2011年6月7日火曜日

Parcells: Team leaders vital during lockout

With the New England Patriots gathering this week for informal practices, all four AFC East teams now have banked lockout sessions sans coaches.

The Buffalo Bills got together last week. The Miami Dolphins have been working out semi-regularly because so many players live in South Florida. New York Jets quarterback Mark Sanchez summoned some mates to California a month ago for his second annual "Jets West" camp.

Will any of this matter when we return to our regularly scheduled offseason programming? That question has been debated among analysts and observers.

I decided to call somebody whose opinion everybody can respect on the subject of preparation and sports psychology.

Bill Parcells has gone through a few work stoppages over the decades. He predicted the informal workouts will have mixed results based on the players organizing them. Maybe the sessions are overrated, but Parcells stated if he still were in charge of the Dolphins he would prefer his players work out together.

"Anything that is well-run is beneficial," Parcells said while driving around upstate New York, where he has a summer home. "It also helps conditioning to have guys working collectively. That's always a stronger motivator than individual stuff. Some guys are very capable of working out as individuals, but the more ... I don't want to say peer pressure, but guys don't want to look bad when they're around each other. They work a little harder to keep up or to be seen as leaders."

Even so, the results will be exponential.

The greater the team's guidance is, the more significant its player-organized workouts will be. While congregating merely for the sake of getting together won't help.

"Anybody that's got good leadership on a team," Parcells said. "In some teams' cases, it would be well-run because the team leaders and the quarterback are organizing these things. That could be a pretty good situation.

"But it doesn't have to be a really good team. It could be a young and up-and-coming team like St. Louis, you know? They've got a good chance to improve. They look like they're getting better."

Teams with genuine infrastructures -- like the Patriots -- will gain substantially more than those with less direction. Players don't have access to coaches, training guidance, facilities or film. But veterans such as Tom Brady who can communicate team doctrine will be at a premium.

"They know what the coaches want," Parcells said.

Parcells noted the players who will get the most out of these kinds of workouts are those who participate in seven-on-seven drills: quarterbacks, running backs, receivers and tight ends on offense, linebackers and defensive backs on defense. They can stay sharp on terminology and work on their calls. Offensive and defensive linemen have much less to gain.

Two of the biggest preparation concerns about the lockout are how rookies will be developmentally damaged and how the compressed offseason schedule will lead to sloppiness.

Parcells doesn't necessarily agree with either theory, even when it comes to rookie quarterbacks.

"They're not getting the benefit of the best chance," Parcells conceded. "I'm sure some of them are working out the vets, and that's good. But it's nothing like a rookie camp or having an OTA.

"But listen: They can catch up quickly. It's not that big a deal."

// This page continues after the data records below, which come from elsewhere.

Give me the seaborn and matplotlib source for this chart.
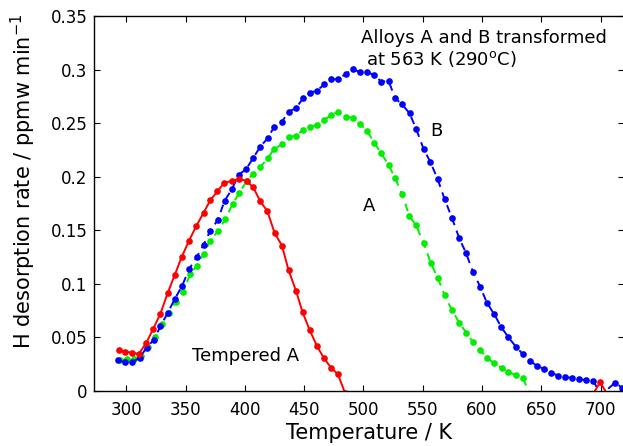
import numpy as np
import pandas as pd
import matplotlib
matplotlib.use("Agg")
import matplotlib.pyplot as plt
import seaborn as sns

# ---- data ----
red_T = [293.5, 299.2, 304.8, 310.5, 316.9, 322.8, 328.8, 334.8, 340.8, 346.6,
         352.9, 359.0, 365.2, 370.8, 376.7, 382.6, 389.0, 395.3, 401.6, 407.1,
         413.0, 418.9, 425.0, 431.3, 436.8, 443.1, 448.7, 454.6, 460.8, 466.4,
         472.6, 478.5, 484.5]
red_rate = [0.0380, 0.0366, 0.0359, 0.0345, 0.0451, 0.0583, 0.0723, 0.0912, 0.1082, 0.1248,
            0.1403, 0.1540, 0.1663, 0.1780, 0.1862, 0.1944, 0.1960, 0.1980, 0.1960, 0.1900,
            0.1770, 0.1680, 0.1478, 0.1356, 0.1129, 0.0936, 0.0734, 0.0569, 0.0420, 0.0311,
            0.0218, 0.0156, -0.0020]
red_tail_T = [693.5, 699.6, 705.7]
red_tail_rate = [-0.0030, 0.0081, -0.0030]

blue_T = [292.8, 299.2, 305.1, 311.2, 317.1, 323.0, 328.8, 334.8, 341.1, 347.0,
          353.1, 359.4, 365.2, 370.8, 377.0, 382.9, 389.1, 394.7, 401.0, 406.8,
          413.0, 419.1, 424.8, 431.3, 436.8, 443.1, 449.0, 454.6, 460.8, 467.0,
          472.6, 478.5, 484.9, 491.1, 496.7, 503.0, 509.1, 515.0, 521.2, 526.8,
          532.5, 538.9, 544.5, 550.7, 556.3, 562.5, 568.5, 574.6, 580.8, 586.4,
          592.3, 598.5, 604.1, 610.3, 616.2, 622.3, 628.6, 634.5, 640.1, 646.3,
          652.4, 658.3, 664.2, 670.2, 676.1, 682.0, 687.9, 694.0, 700.0, 712.3,
          718.2]
blue_rate = [0.0285, 0.0270, 0.0270, 0.0310, 0.0404, 0.0476, 0.0603, 0.0728, 0.0863, 0.0980,
             0.1140, 0.1250, 0.1365, 0.1496, 0.1593, 0.1776, 0.1883, 0.2019, 0.2069, 0.2172,
             0.2280, 0.2358, 0.2467, 0.2513, 0.2607, 0.2639, 0.2732, 0.2784, 0.2803, 0.2862,
             0.2909, 0.2909, 0.2959, 0.3003, 0.2977, 0.2977, 0.2949, 0.2887, 0.2893, 0.2732,
             0.2676, 0.2592, 0.2445, 0.2259, 0.2140, 0.1980, 0.1789, 0.1617, 0.1425, 0.1291,
             0.1113, 0.0973, 0.0824, 0.0716, 0.0597, 0.0501, 0.0413, 0.0343, 0.0283, 0.0236,
             0.0205, 0.0171, 0.0143, 0.0131, 0.0121, 0.0109, 0.0103, 0.0096, -0.0040, 0.0078,
             0.0030]

green_T = [294.9, 300.6, 306.2, 312.4, 318.0, 324.5, 330.1, 335.8, 341.7, 347.8,
           354.0, 359.3, 365.2, 370.8, 377.3, 383.5, 389.6, 395.3, 401.8, 406.8,
           413.0, 419.1, 424.8, 431.3, 436.8, 443.1, 449.0, 454.6, 460.8, 467.0,
           472.6, 478.5, 484.9, 491.1, 496.7, 503.0, 509.1, 515.0, 521.2, 526.8,
           532.5, 538.8, 544.4, 550.7, 556.9, 562.8, 568.4, 574.6, 580.8, 586.7,
           592.3, 598.5, 604.6, 610.5, 616.7, 622.3, 628.6, 634.5, 640.2]
green_rate = [0.0289, 0.0296, 0.0296, 0.0327, 0.0413, 0.0500, 0.0625, 0.0730, 0.0830, 0.0927,
              0.1092, 0.1167, 0.1276, 0.1403, 0.1493, 0.1605, 0.1743, 0.1851, 0.1963, 0.2025,
              0.2088, 0.2172, 0.2259, 0.2303, 0.2368, 0.2383, 0.2436, 0.2467, 0.2483, 0.2529,
              0.2576, 0.2607, 0.2560, 0.2551, 0.2492, 0.2430, 0.2317, 0.2219, 0.2109, 0.1985,
              0.1839, 0.1633, 0.1546, 0.1382, 0.1192, 0.1052, 0.0896, 0.0756, 0.0637, 0.0544,
              0.0457, 0.0380, 0.0305, 0.0259, 0.0212, 0.0175, 0.0149, 0.0124, -0.0030]

x_ticks = [300, 350, 400, 450, 500, 550, 600, 650, 700]
y_ticks = [0, 0.05, 0.1, 0.15, 0.2, 0.25, 0.3, 0.35]
y_tick_labels = ["0", "0.05", "0.1", "0.15", "0.2", "0.25", "0.3", "0.35"]

# ---- style ----
sns.set_style("ticks")
plt.rcParams['font.family'] = ['DejaVu Sans']
plt.rcParams['mathtext.fontset'] = 'dejavusans'
plt.rcParams['text.color'] = 'black'
plt.rcParams['axes.labelcolor'] = 'black'
plt.rcParams['xtick.color'] = 'black'
plt.rcParams['ytick.color'] = 'black'

fig = plt.figure(figsize=(6.23, 4.46), dpi=100)
ax = fig.add_axes([94.3 / 623, 55 / 446, 530 / 623, 375 / 446])

ms = 4.8
lw = 1.4
sns.lineplot(x=green_T, y=green_rate, ax=ax, color="#00ee00", marker="o", markersize=ms,
             markeredgewidth=0, linestyle=(0, (4, 3)), linewidth=lw, sort=False, estimator=None)
sns.lineplot(x=blue_T, y=blue_rate, ax=ax, color="#0000ff", marker="o", markersize=ms,
             markeredgewidth=0, linestyle=(0, (4, 3)), linewidth=lw, sort=False, estimator=None)
sns.lineplot(x=red_T, y=red_rate, ax=ax, color="#ff0000", marker="o", markersize=ms,
             markeredgewidth=0, linestyle="-", linewidth=lw, sort=False, estimator=None)
sns.lineplot(x=red_tail_T, y=red_tail_rate, ax=ax, color="#ff0000", marker="o", markersize=ms,
             markeredgewidth=0, linestyle="-", linewidth=lw, sort=False, estimator=None)

ax.set_xlim(273, 720)
ax.set_ylim(0, 0.35)
ax.set_xticks(x_ticks)
ax.set_xticklabels([str(t) for t in x_ticks])
ax.set_yticks(y_ticks)
ax.set_yticklabels(y_tick_labels)
ax.tick_params(direction="in", top=True, right=True, length=4, width=0.8,
               labelsize=12, colors="black")
ax.tick_params(axis="x", pad=7)
ax.tick_params(axis="y", pad=5)
for s in ax.spines.values():
    s.set_linewidth(1.0)
    s.set_color("black")
    s.set_visible(True)

ax.set_xlabel("Temperature / K", fontsize=15, color="black")
ax.set_ylabel(r"H desorption rate / ppmw min$^{-1}$", fontsize=15, color="black")
ax.xaxis.set_label_coords(0.518, -0.085)
ax.yaxis.set_label_coords(-0.106, 0.56)

ax.text(497.9, 0.3245, "Alloys A and B transformed", fontsize=13, color="black")
ax.text(502.4, 0.3043, r"at 563 K (290$^{\mathrm{o}}$C)", fontsize=13, color="black")
ax.text(556.3, 0.238, "B", fontsize=13, color="black")
ax.text(499.2, 0.1683, "A", fontsize=13, color="black")
ax.text(355.4, 0.0283, "Tempered A", fontsize=13, color="black")

fig.savefig("out.png", dpi=100)
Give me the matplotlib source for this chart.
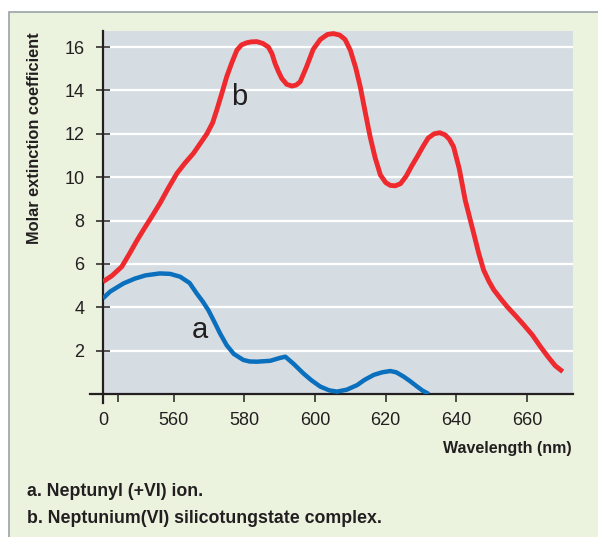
import matplotlib.pyplot as plt
from matplotlib.patches import Rectangle

# curve a: Neptunyl (+VI) ion
wl_a = [540, 542, 545.8, 549, 552, 556.1, 559, 561.8, 564.5, 566.5, 568.2, 569.8,
        571.5, 573.1, 575, 577, 579.7, 581.5, 583.5, 587.3, 590, 591.6, 594,
        596.7, 599, 601.5, 604, 606.2, 609, 611.9, 614, 616.6, 619, 621.3, 623,
        625.1, 627, 628.9, 630.5, 632.2]
eps_a = [4.41, 4.72, 5.1, 5.32, 5.47, 5.56, 5.54, 5.41, 5.12, 4.64, 4.27, 3.87,
         3.33, 2.8, 2.25, 1.85, 1.57, 1.5, 1.49, 1.53, 1.66, 1.72, 1.38,
         0.95, 0.63, 0.34, 0.17, 0.11, 0.2, 0.41, 0.65, 0.88, 1.0, 1.06, 1.0,
         0.8, 0.58, 0.34, 0.15, 0.0]

# curve b: Neptunium(VI) silicotungstate complex
wl_b = [540, 542.5, 545.3, 547.6, 549.5, 551.4, 553.8, 556.1, 558.5, 560.9,
        563.2, 565.6, 567.5, 569.4, 571, 572.2, 573.6, 575, 576.5, 577.9,
        579.2, 580.7, 582, 583.5, 585.2, 586.8, 587.8, 588.7, 589.7, 590.6,
        592, 593.5, 594.7, 595.8, 597.5, 599.5, 601.5, 603.5, 605.2, 607,
        608.5, 610, 611.5, 612.8, 614.2, 615.6, 617, 618.5, 620, 621.3,
        622.7, 624.2, 625.8, 627.3, 628.9, 630.5, 632, 633.7, 635.3, 636.8,
        638, 639.2, 640.8, 642.5, 644.9, 646.3, 647.7, 649.2, 650.6, 652.5,
        654.4, 656.8, 659.1, 661.5, 663.8, 666, 668, 670.1]
eps_b = [5.18, 5.45, 5.87, 6.5, 7.05, 7.56, 8.18, 8.79, 9.5, 10.17,
         10.65, 11.1, 11.55, 12.0, 12.5, 13.1, 13.85, 14.63, 15.3, 15.86,
         16.1, 16.2, 16.24, 16.25, 16.17, 16.0, 15.7, 15.24, 14.85, 14.55,
         14.28, 14.2, 14.25, 14.4, 15.05, 15.9, 16.35, 16.58, 16.62, 16.55,
         16.35, 15.85, 15.05, 14.17, 13.0, 11.86, 10.9, 10.1, 9.75, 9.62,
         9.6, 9.7, 10.05, 10.5, 10.94, 11.4, 11.8, 12.0, 12.05, 11.95,
         11.75, 11.4, 10.4, 8.94, 7.41, 6.5, 5.72, 5.2, 4.8, 4.4,
         4.02, 3.6, 3.18, 2.72, 2.18, 1.7, 1.3, 1.03]

x_ticks = [540, 544.3, 560, 580, 600, 620, 640, 660]
x_labels = ['0', '', '560', '580', '600', '620', '640', '660']
y_ticks = [2, 4, 6, 8, 10, 12, 14, 16]

plt.rcParams['font.family'] = ['Liberation Sans', 'DejaVu Sans']
ink = '#231f20'

fig = plt.figure(figsize=(5.98, 5.37), dpi=100, facecolor='white')
fig.patches.append(Rectangle((9 / 598, -0.05), 1.1, 1 - 12 / 537 + 0.05,
                             transform=fig.transFigure, facecolor='#ebf3df',
                             edgecolor='#9aa3a8', linewidth=1.2, zorder=-5))

ax = fig.add_axes([103 / 598, 1 - 394 / 537, 470 / 598, 363 / 537])
ax.set_facecolor('#d5dde3')

ax.plot(wl_b, eps_b, color='#ee2a2e', lw=3.5, solid_capstyle='butt',
        solid_joinstyle='round', zorder=3)
ax.plot(wl_a, eps_a, color='#0a6fbd', lw=3.2, solid_capstyle='butt',
        solid_joinstyle='round', zorder=3)

ax.set_xlim(540, 673)
ax.set_ylim(0, 16.74)
ax.set_xticks(x_ticks, labels=x_labels)
ax.set_yticks(y_ticks)
ax.grid(axis='y', color='white', lw=1.6)
ax.set_axisbelow(True)

for side in ['top', 'right']:
    ax.spines[side].set_visible(False)
for side in ['left', 'bottom']:
    ax.spines[side].set_color(ink)
    ax.spines[side].set_linewidth(1.6)
# little overhangs of the two axis lines
ax.plot([-0.028, 0], [0, 0], transform=ax.transAxes, color=ink, lw=1.6, clip_on=False)
ax.plot([0, 0], [-0.026, 0], transform=ax.transAxes, color=ink, lw=1.6, clip_on=False)

ax.tick_params(axis='y', direction='inout', length=10, width=1.1, pad=8.5,
               labelsize=13, colors=ink)
ax.tick_params(axis='x', direction='out', length=6, width=1.1, pad=7,
               labelsize=13, colors=ink)

ax.text(567.5, 2.58, 'a', fontsize=21, color=ink, ha='center', va='baseline')
ax.text(578.5, 13.32, 'b', fontsize=21, color=ink, ha='center', va='baseline')

fig.text(35 / 598, 1 - 138 / 537, 'Molar extinction coefficient', rotation=90,
         fontsize=11.8, fontweight='bold', color=ink, ha='center', va='center')
fig.text(572 / 598, 1 - 453 / 537, 'Wavelength (nm)', fontsize=11.5,
         fontweight='bold', color=ink, ha='right', va='baseline')
fig.text(27 / 598, 1 - 496 / 537, 'a. Neptunyl (+VI) ion.', fontsize=12.8,
         fontweight='bold', color=ink, ha='left', va='baseline')
fig.text(27 / 598, 1 - 523 / 537, 'b. Neptunium(VI) silicotungstate complex.',
         fontsize=12.8, fontweight='bold', color=ink, ha='left', va='baseline')

fig.savefig('out.png', dpi=100, facecolor=fig.get_facecolor())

Some might be surprised to hear Parcells doesn't support fully loaded offseason schedules. Parcells is known as a hardcore football man who demands his players eat, breathe and sleep the game at all times.

Not true, apparently.

"I've never been one to think more is better," Parcells said. "It goes back to when I first got into the league. We didn't have everything back then that we have now. Do I think an offseason program that's well-run and focused on conditioning is good? Yeah, I do. But football practice all year round? I don't think that's good.

"I don't think it's more helpful than anything else. It's just something that has become important in football. Conditioning is necessary to prevent injuries, but the year-round pounding on the body without giving it some rest could also be a deterrent."

Parcells echoed statements from a St. Louis radio interview he did earlier this week. He stressed less offseason time could force teams to be more efficient when they do eventually get back to work. The problem with some bad teams is that they tinker too much. Less time eliminates that problem.

"All these little ideas that they're experimenting with that may or may not come into play and takes time to practice, they're not quite as important all of a sudden," Parcells said. "When you have more time, you're more casual. You're experimenting with other things and maybe not always working on what the important things are."